Notre Dame: Shaking the Foundations
When the President of Notre Dame decided to invite President Obama to give this year's commencement speech and to receive an honorary degree, a number of student organizations banded together to make their moral opposition clear. Perhaps their most telling objection was stated thus:
Fr. Jenkins has placed some of his students in a moral dilemma as to whether they should attend their own graduation. Many pro-life seniors, along with their families, are conflicted about whether to participate in the commencement ceremony. The lack of concern for these devoted sons and daughters of Notre Dame, who love this University and the Catholic principles on which it was built, is shameful.

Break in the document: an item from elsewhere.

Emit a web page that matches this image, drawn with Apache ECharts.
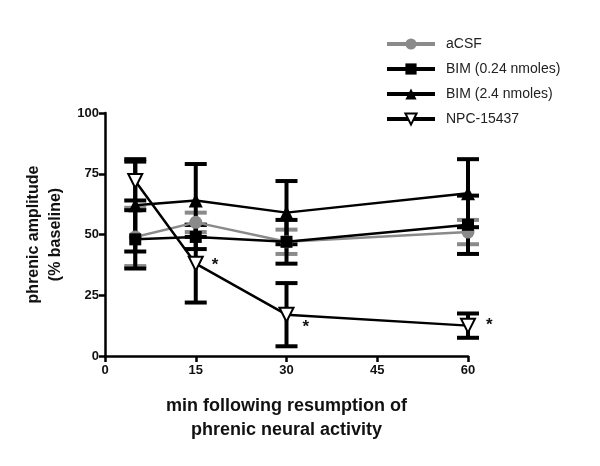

This is a remarkably pointed comment, and it strikes at the very heart of what it means for a university community to be a Catholic community. It would, in fact, be a wonderfully effective strategy if the combined forces of the various interested groups on campus could bring about a significant boycott of the commencement exercises by the seniors who are about to receive their degrees. Obviously the student body is divided on this issue, and that division probably mirrors to some degree that of the faculty. But it would not surprise me if the student body is, by percentage, more pro-life than the faculty, and substantially more pro-life than the current administration.
Sometimes students have led the way in promoting authentic reform at colleges and universities. In general, for example, it has been the students who have been most insistent that crucifixes be returned to classrooms, despite widespread opposition among faculty members, in universities where they had once been removed. Indeed, considering the moral cesspool that most college campuses have become, the ability of substantial numbers of students to take their Christian faith seriously is nothing short of astonishing.
I don’t have inside information about the student body at Notre Dame, but I highly recommend to them a boycott of graduation, which would be very dramatic even if as few as 25% of graduating seniors could be induced to participate. This would be a public embarrassment for the University that could not be hidden. The bishop of Fort Wayne-South Bend, John D’Arcy, has already announced that he will not attend the commencement exercises, breaking a 25-year run. If a significant number of seniors should join the bishop, it just might send a message that would shake Notre Dame’s current administration to its foundations.
This is an opportunity for effective witness of almost unlimited magnitude, the like of which arises only rarely in any one lifetime. I think the students involved realize this. Let us hope—and pray—that they do not miss their chance.